*Objective*: Images are not part of the copy; write out the rest of the data exactly as given.

*Data block*:
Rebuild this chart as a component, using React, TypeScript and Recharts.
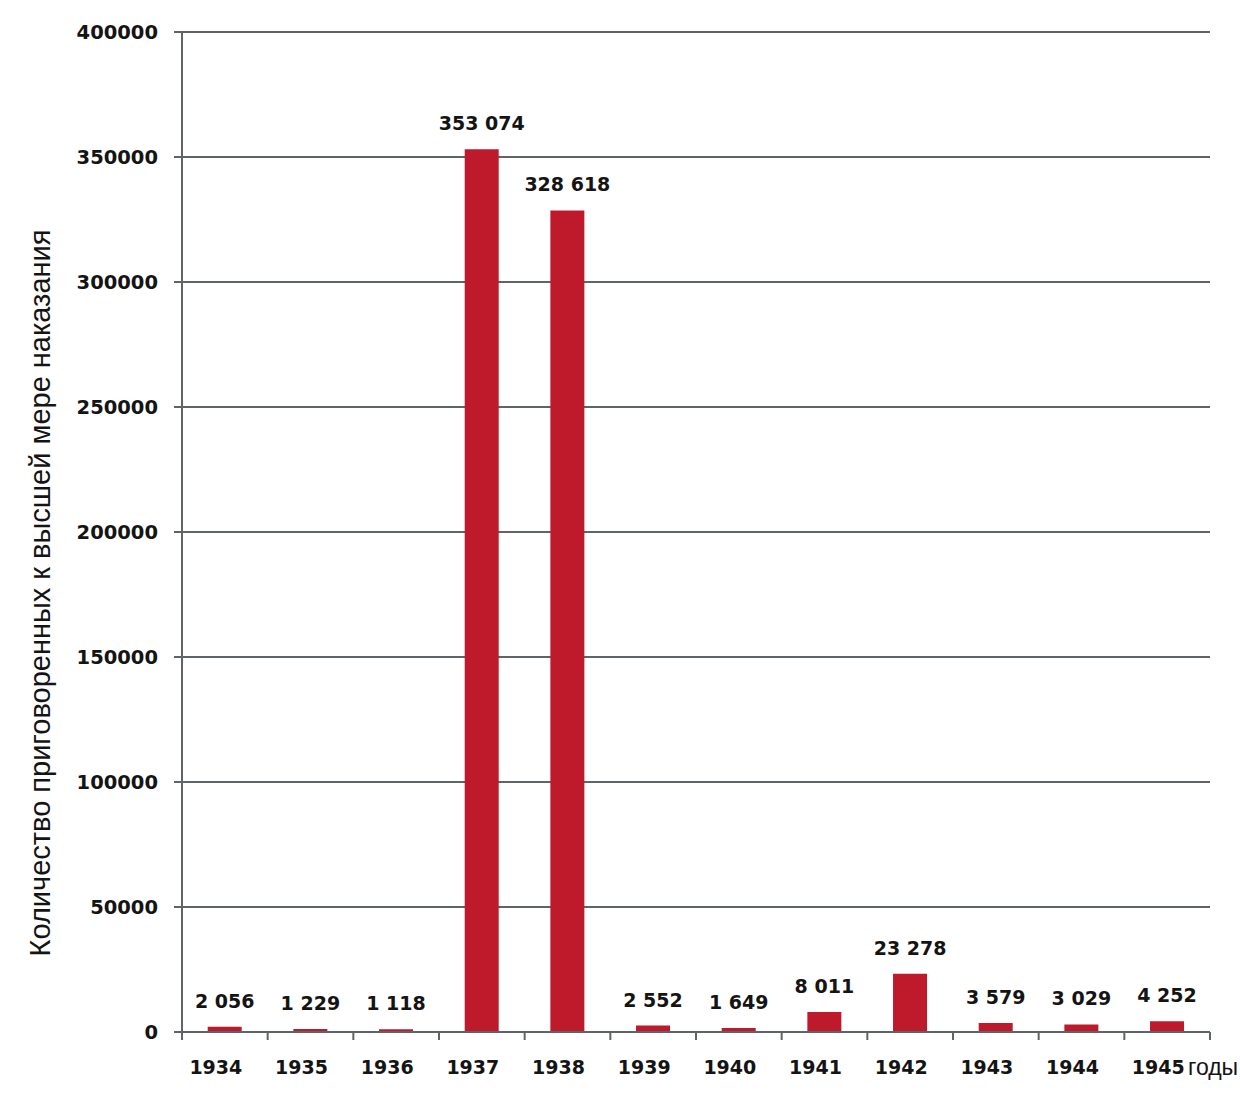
import React from 'react';
import { BarChart, Bar, XAxis, YAxis, CartesianGrid, LabelList } from 'recharts';

const years = ['1934', '1935', '1936', '1937', '1938', '1939', '1940', '1941', '1942', '1943', '1944', '1945'];
const sentenced = [2056, 1229, 1118, 353074, 328618, 2552, 1649, 8011, 23278, 3579, 3029, 4252];
const yTicks = [0, 50000, 100000, 150000, 200000, 250000, 300000, 350000, 400000];

const data = years.map((y, i) => ({ year: y, v: sentenced[i] }));

const GRID = '#5f6468';
const TXT = '#141414';
const FONT = '"DejaVu Sans", sans-serif';

const fmt = (n: any) => {
  const s = String(n);
  return s.replace(/\B(?=(\d{3})+(?!\d))/g, '\u00A0');
};

const XTick = (props: any) => {
  const { x, y, payload, index } = props;
  const off = payload && typeof payload.offset === 'number' ? payload.offset : 0;
  const isLast = index === years.length - 1;
  return (
    <g>
      <line x1={x - off} x2={x - off} y1={y - 8} y2={y} stroke={GRID} strokeWidth={2} />
      {isLast && <line x1={x + off} x2={x + off} y1={y - 8} y2={y} stroke={GRID} strokeWidth={2} />}
      <text x={x - 9} y={y + 34} textAnchor="middle" fill={TXT} fontFamily={FONT} fontWeight="bold" fontSize={19}>
        {payload.value}
      </text>
    </g>
  );
};

export default function App() {
  return (
    <div style={{ position: 'absolute', left: 0, top: 0, width: 1240, height: 1098, background: '#fff' }}>
      <BarChart
        width={1240}
        height={1098}
        data={data}
        margin={{ top: 32, right: 30, left: 62, bottom: 26 }}
        barCategoryGap="30%"
      >
        <CartesianGrid vertical={false} stroke={GRID} strokeWidth={2} />
        <XAxis
          dataKey="year"
          height={40}
          axisLine={{ stroke: GRID, strokeWidth: 2 }}
          tickLine={false}
          tick={<XTick />}
          interval={0}
        />
        <YAxis
          width={120}
          domain={[0, 400000]}
          ticks={yTicks}
          interval={0}
          axisLine={{ stroke: GRID, strokeWidth: 2 }}
          tickLine={{ stroke: GRID, strokeWidth: 2 }}
          tickSize={8}
          tickMargin={16}
          tick={{ fill: TXT, fontFamily: FONT, fontWeight: 'bold', fontSize: 19.5 }}
          label={{
            value: 'Количество приговоренных к высшей мере наказания',
            angle: -90,
            position: 'center',
            dx: -82,
            dy: 61,
            fill: TXT,
            fontFamily: '"Liberation Sans", Arial, sans-serif',
            fontSize: 29,
          }}
        />
        <Bar dataKey="v" fill="#be1a2c" isAnimationActive={false}>
          <LabelList
            dataKey="v"
            position="top"
            offset={19}
            formatter={fmt}
            fill={TXT}
            fontFamily={FONT}
            fontWeight="bold"
            fontSize={19}
          />
        </Bar>
      </BarChart>
      <div
        style={{
          position: 'absolute',
          left: 1188,
          top: 1053,
          fontFamily: '"Liberation Sans", Arial, sans-serif',
          fontSize: 23,
          color: TXT,
          lineHeight: '28px',
        }}
      >
        годы
      </div>
    </div>
  );
}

*Task answer*:
Rebuild this chart as a component, using React, TypeScript and Recharts.
import React from 'react';
import { BarChart, Bar, XAxis, YAxis, CartesianGrid, LabelList } from 'recharts';

const years = ['1934', '1935', '1936', '1937', '1938', '1939', '1940', '1941', '1942', '1943', '1944', '1945'];
const sentenced = [2056, 1229, 1118, 353074, 328618, 2552, 1649, 8011, 23278, 3579, 3029, 4252];
const yTicks = [0, 50000, 100000, 150000, 200000, 250000, 300000, 350000, 400000];

const data = years.map((y, i) => ({ year: y, v: sentenced[i] }));

const GRID = '#5f6468';
const TXT = '#141414';
const FONT = '"DejaVu Sans", sans-serif';

const fmt = (n: any) => {
  const s = String(n);
  return s.replace(/\B(?=(\d{3})+(?!\d))/g, '\u00A0');
};

const XTick = (props: any) => {
  const { x, y, payload, index } = props;
  const off = payload && typeof payload.offset === 'number' ? payload.offset : 0;
  const isLast = index === years.length - 1;
  return (
    <g>
      <line x1={x - off} x2={x - off} y1={y - 8} y2={y} stroke={GRID} strokeWidth={2} />
      {isLast && <line x1={x + off} x2={x + off} y1={y - 8} y2={y} stroke={GRID} strokeWidth={2} />}
      <text x={x - 9} y={y + 34} textAnchor="middle" fill={TXT} fontFamily={FONT} fontWeight="bold" fontSize={19}>
        {payload.value}
      </text>
    </g>
  );
};

export default function App() {
  return (
    <div style={{ position: 'absolute', left: 0, top: 0, width: 1240, height: 1098, background: '#fff' }}>
      <BarChart
        width={1240}
        height={1098}
        data={data}
        margin={{ top: 32, right: 30, left: 62, bottom: 26 }}
        barCategoryGap="30%"
      >
        <CartesianGrid vertical={false} stroke={GRID} strokeWidth={2} />
        <XAxis
          dataKey="year"
          height={40}
          axisLine={{ stroke: GRID, strokeWidth: 2 }}
          tickLine={false}
          tick={<XTick />}
          interval={0}
        />
        <YAxis
          width={120}
          domain={[0, 400000]}
          ticks={yTicks}
          interval={0}
          axisLine={{ stroke: GRID, strokeWidth: 2 }}
          tickLine={{ stroke: GRID, strokeWidth: 2 }}
          tickSize={8}
          tickMargin={16}
          tick={{ fill: TXT, fontFamily: FONT, fontWeight: 'bold', fontSize: 19.5 }}
          label={{
            value: 'Количество приговоренных к высшей мере наказания',
            angle: -90,
            position: 'center',
            dx: -82,
            dy: 61,
            fill: TXT,
            fontFamily: '"Liberation Sans", Arial, sans-serif',
            fontSize: 29,
          }}
        />
        <Bar dataKey="v" fill="#be1a2c" isAnimationActive={false}>
          <LabelList
            dataKey="v"
            position="top"
            offset={19}
            formatter={fmt}
            fill={TXT}
            fontFamily={FONT}
            fontWeight="bold"
            fontSize={19}
          />
        </Bar>
      </BarChart>
      <div
        style={{
          position: 'absolute',
          left: 1188,
          top: 1053,
          fontFamily: '"Liberation Sans", Arial, sans-serif',
          fontSize: 23,
          color: TXT,
          lineHeight: '28px',
        }}
      >
        годы
      </div>
    </div>
  );
}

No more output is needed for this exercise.